» AVAILABLE DATA:

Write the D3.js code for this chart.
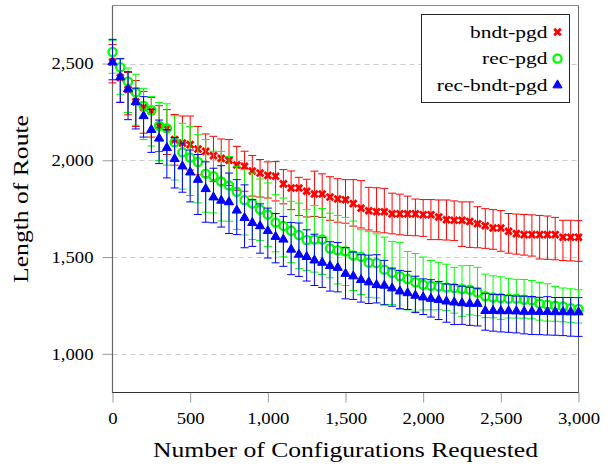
<!DOCTYPE html>
<html><head><meta charset="utf-8">
<script src="https://cdn.jsdelivr.net/npm/d3@7"></script>
<style>
body{margin:0;background:#fff}
svg{display:block}
svg text{font-family:"Liberation Serif","DejaVu Serif",serif;fill:#000}
</style>
</head><body>
<svg id="chart" width="611" height="468"></svg>
<script>
// ---------- data ----------
const configs = [0,50,100,150,200,250,300,350,400,450,500,550,600,650,700,750,800,850,900,950,
  1000,1050,1100,1150,1200,1250,1300,1350,1400,1450,1500,1550,1600,1650,1700,1750,1800,1850,1900,1950,
  2000,2050,2100,2150,2200,2250,2300,2350,2400,2450,2500,2550,2600,2650,2700,2750,2800,2850,2900,2950,3000];

const seriesNames = ["bndt-pgd","rec-pgd","rec-bndt-pgd"];

const bndtMean = [2508,2428,2366,2302,2273,2254,2177,2165,2107,2089,
  2081,2058,2046,2024,2010,2000,1976,1969,1945,1934,
  1922,1918,1878,1857,1857,1840,1826,1826,1810,1800,
  1796,1776,1753,1739,1734,1734,1723,1723,1723,1723,
  1719,1719,1707,1693,1690,1690,1684,1672,1662,1650,
  1650,1633,1621,1616,1616,1616,1616,1616,1602,1602,1602];
const bndtPlus = [90,97,88,110,83,70,105,97,130,140,
  148,117,90,100,100,107,96,78,80,70,
  70,75,74,88,55,62,118,104,105,105,
  104,124,142,121,124,121,107,102,92,77,
  78,78,88,102,100,95,101,88,88,95,
  90,92,101,104,102,99,96,89,88,88,86];
const bndtMinus = [108,128,131,127,133,134,132,135,132,129,
  131,133,131,134,135,130,131,129,130,124,
  117,128,103,112,142,133,116,121,120,120,
  121,116,103,99,104,109,103,108,111,113,
  112,129,117,105,105,135,134,124,117,110,
  120,113,106,106,111,126,128,130,120,122,124];

const recMean = [2560,2481,2407,2351,2282,2259,2179,2165,2093,2041,
  2014,1991,1931,1918,1890,1870,1837,1794,1777,1746,
  1720,1678,1661,1636,1614,1588,1591,1591,1544,1535,
  1530,1508,1501,1471,1469,1435,1419,1401,1387,1370,
  1357,1352,1348,1343,1340,1335,1331,1317,1297,1291,
  1288,1285,1285,1279,1276,1259,1254,1248,1245,1236,1231];
const recPlus = [60,46,70,94,90,71,120,127,137,150,
  161,141,176,129,156,150,132,158,157,157,
  163,144,144,152,165,157,175,160,183,180,
  175,178,140,160,151,168,162,175,142,148,
  143,130,125,120,107,120,125,130,115,112,
  110,105,100,105,103,110,108,100,95,100,100];
const recMinus = [110,140,160,170,175,185,180,190,195,190,
  196,211,199,190,204,185,194,180,186,160,
  165,151,160,165,174,157,169,181,151,174,
  177,181,195,179,180,181,165,170,160,150,
  130,125,120,120,130,141,130,120,110,105,
  110,100,100,95,95,85,85,80,80,75,72];

const recBndtMean = [2507,2430,2368,2302,2229,2158,2113,2064,2007,1969,
  1938,1900,1852,1809,1792,1784,1741,1703,1677,1660,
  1635,1605,1591,1539,1513,1501,1483,1471,1454,1445,
  1414,1401,1382,1370,1356,1353,1339,1323,1314,1301,
  1292,1285,1279,1271,1266,1262,1259,1259,1222,1222,
  1221,1221,1220,1218,1218,1217,1217,1216,1216,1215,1215];
const recBndtPlus = [118,95,90,71,100,105,95,94,110,120,
  115,130,140,150,180,150,159,170,120,115,
  118,120,119,140,163,140,135,130,125,130,
  135,125,130,140,156,130,104,108,112,100,
  95,98,95,90,92,87,85,80,90,85,
  85,80,78,80,78,75,78,75,75,76,75];
const recBndtMinus = [91,131,158,140,109,117,130,155,150,134,
  153,180,172,132,137,162,125,155,122,140,
  140,135,139,130,113,125,130,128,130,125,
  130,120,115,110,93,100,93,90,85,88,
  89,95,102,108,115,110,112,115,100,105,
  108,110,112,115,118,118,120,120,122,124,125];

const xTicks = [0,500,1000,1500,2000,2500,3000];
const yTicks = [1000,1500,2000,2500];
const xTitle = "Number of Configurations Requested";
const yTitle = "Length of Route";

// ---------- layout ----------
const FONT = "'Liberation Serif', 'DejaVu Serif', serif";
const plot = {left:112.5, right:578.5, top:5.5, bottom:392.5};
const colors = ["#ff0000","#00ff00","#0000ff"];
const markers = ["cross","circle","triangle"];

const svg = d3.select("#chart");
const x = d3.scaleLinear().domain([0,3000]).range([plot.left, plot.right]);
const y = d3.scaleLinear().domain([800,2800]).range([plot.bottom, plot.top]);
const fmt = d3.format(",");

function stretchedText(parent, txt, tx, ty, size, sx, anchor, rot){
  return parent.append("text")
    .attr("transform", `translate(${tx},${ty})` + (rot ? ` rotate(${rot})` : "") + ` scale(${sx},1)`)
    .attr("text-anchor", anchor)
    .attr("font-family", FONT)
    .style("font-family", FONT)
    .style("font-size", size + "px")
    .text(txt);
}

// grid
svg.append("g").selectAll("line").data(yTicks).join("line")
  .attr("x1", plot.left).attr("x2", plot.right)
  .attr("y1", d => Math.round(y(d)) + 0.5).attr("y2", d => Math.round(y(d)) + 0.5)
  .attr("stroke", "#cccccc").attr("stroke-width", 1).attr("stroke-dasharray", "5,4");

// axes (ticks only)
const gx = svg.append("g").attr("transform", `translate(0,${plot.bottom})`)
  .call(d3.axisBottom(x).tickValues(xTicks).tickSize(10).tickFormat(fmt));
gx.attr("font-family", FONT);
gx.select(".domain").remove();
gx.selectAll(".tick line").attr("stroke", "#999");
gx.selectAll(".tick text").attr("y", null).attr("dy", null).attr("fill", "#000")
  .attr("transform", "translate(0,31.5) scale(1.17,1)")
  .style("font-size", "16px").style("font-family", FONT);

const gy = svg.append("g").attr("transform", `translate(${plot.left},0)`)
  .call(d3.axisLeft(y).tickValues(yTicks).tickSize(10).tickFormat(fmt));
gy.attr("font-family", FONT);
gy.select(".domain").remove();
gy.selectAll(".tick line").attr("stroke", "#999");
gy.selectAll(".tick text").attr("x", null).attr("dy", null).attr("fill", "#000")
  .attr("transform", "translate(-19,5.3) scale(1.17,1)")
  .style("font-size", "16px").style("font-family", FONT);

// frame
svg.append("line").attr("x1", plot.left).attr("x2", plot.right).attr("y1", plot.top).attr("y2", plot.top).attr("stroke", "#888");
svg.append("line").attr("x1", plot.right).attr("x2", plot.right).attr("y1", plot.top).attr("y2", plot.bottom).attr("stroke", "#666");
svg.append("line").attr("x1", plot.left).attr("x2", plot.left).attr("y1", plot.top).attr("y2", plot.bottom + 0.5).attr("stroke", "#666").attr("stroke-width", 1.2);
svg.append("line").attr("x1", plot.left).attr("x2", plot.right).attr("y1", plot.bottom).attr("y2", plot.bottom).attr("stroke", "#333").attr("stroke-width", 1.2);

// marker drawing
function drawMarker(g, type, color){
  if (type === "cross") {
    g.append("path").attr("d", "M-3.3,-3.3L3.3,3.3M-3.3,3.3L3.3,-3.3")
      .attr("stroke", color).attr("stroke-width", 2.8).attr("fill", "none");
  } else if (type === "circle") {
    g.append("circle").attr("r", 4.1).attr("fill", "none")
      .attr("stroke", color).attr("stroke-width", 2.3);
  } else {
    const r = 5.3;
    g.append("path").attr("d", `M0,${-r}L${0.866*r},${0.5*r}L${-0.866*r},${0.5*r}Z`)
      .attr("fill", color).attr("stroke", color).attr("stroke-width", 1);
  }
}

const series = [
  {name: seriesNames[0], mean: bndtMean, plus: bndtPlus, minus: bndtMinus},
  {name: seriesNames[1], mean: recMean, plus: recPlus, minus: recMinus},
  {name: seriesNames[2], mean: recBndtMean, plus: recBndtPlus, minus: recBndtMinus}
];

const cap = 4;
series.forEach((s, si) => {
  const pts = configs.map((c, i) => ({c, m: s.mean[i], hi: s.mean[i] + s.plus[i], lo: s.mean[i] - s.minus[i]}));
  const gb = svg.append("g").attr("stroke", colors[si]).attr("stroke-width", 1).attr("fill", "none");
  const eb = gb.selectAll("g").data(pts).join("g");
  eb.append("line").attr("x1", d => x(d.c)).attr("x2", d => x(d.c)).attr("y1", d => y(d.hi)).attr("y2", d => y(d.lo));
  eb.append("line").attr("x1", d => x(d.c) - cap).attr("x2", d => x(d.c) + cap).attr("y1", d => y(d.hi)).attr("y2", d => y(d.hi));
  eb.append("line").attr("x1", d => x(d.c) - cap).attr("x2", d => x(d.c) + cap).attr("y1", d => y(d.lo)).attr("y2", d => y(d.lo));
  const gm = svg.append("g");
  gm.selectAll("g").data(pts).join("g")
    .attr("transform", d => `translate(${x(d.c)},${y(d.m)})`)
    .each(function(){ drawMarker(d3.select(this), markers[si], colors[si]); });
});

// legend
const leg = svg.append("g").attr("transform", "translate(421.5,14.5)");
leg.append("rect").attr("width", 148).attr("height", 88).attr("fill", "#fff").attr("stroke", "#222").attr("stroke-width", 1);
series.forEach((s, si) => {
  const cy = 17.5 + si * 26.6;
  stretchedText(leg, s.name, 126, cy + 5.5, 16.5, 1.3, "end");
  const mg = leg.append("g").attr("transform", `translate(136,${cy})`);
  drawMarker(mg, markers[si], colors[si]);
});

// titles
stretchedText(svg, xTitle, 345.5, 457.3, 22, 1.165, "middle");
stretchedText(svg, yTitle, 27.5, 199, 22, 1.165, "middle", -90);
</script>
</body></html>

» WRITTEN REQUEST:
Write out again exactly the lines from the start of the data above through the line containing "120,113,106,106,111,126,128,130,120,122,124];", inclusive, excluding any pictures.

» THE SOLUTION:
Write the D3.js code for this chart.
<!DOCTYPE html>
<html><head><meta charset="utf-8">
<script src="https://cdn.jsdelivr.net/npm/d3@7"></script>
<style>
body{margin:0;background:#fff}
svg{display:block}
svg text{font-family:"Liberation Serif","DejaVu Serif",serif;fill:#000}
</style>
</head><body>
<svg id="chart" width="611" height="468"></svg>
<script>
// ---------- data ----------
const configs = [0,50,100,150,200,250,300,350,400,450,500,550,600,650,700,750,800,850,900,950,
  1000,1050,1100,1150,1200,1250,1300,1350,1400,1450,1500,1550,1600,1650,1700,1750,1800,1850,1900,1950,
  2000,2050,2100,2150,2200,2250,2300,2350,2400,2450,2500,2550,2600,2650,2700,2750,2800,2850,2900,2950,3000];

const seriesNames = ["bndt-pgd","rec-pgd","rec-bndt-pgd"];

const bndtMean = [2508,2428,2366,2302,2273,2254,2177,2165,2107,2089,
  2081,2058,2046,2024,2010,2000,1976,1969,1945,1934,
  1922,1918,1878,1857,1857,1840,1826,1826,1810,1800,
  1796,1776,1753,1739,1734,1734,1723,1723,1723,1723,
  1719,1719,1707,1693,1690,1690,1684,1672,1662,1650,
  1650,1633,1621,1616,1616,1616,1616,1616,1602,1602,1602];
const bndtPlus = [90,97,88,110,83,70,105,97,130,140,
  148,117,90,100,100,107,96,78,80,70,
  70,75,74,88,55,62,118,104,105,105,
  104,124,142,121,124,121,107,102,92,77,
  78,78,88,102,100,95,101,88,88,95,
  90,92,101,104,102,99,96,89,88,88,86];
const bndtMinus = [108,128,131,127,133,134,132,135,132,129,
  131,133,131,134,135,130,131,129,130,124,
  117,128,103,112,142,133,116,121,120,120,
  121,116,103,99,104,109,103,108,111,113,
  112,129,117,105,105,135,134,124,117,110,
  120,113,106,106,111,126,128,130,120,122,124];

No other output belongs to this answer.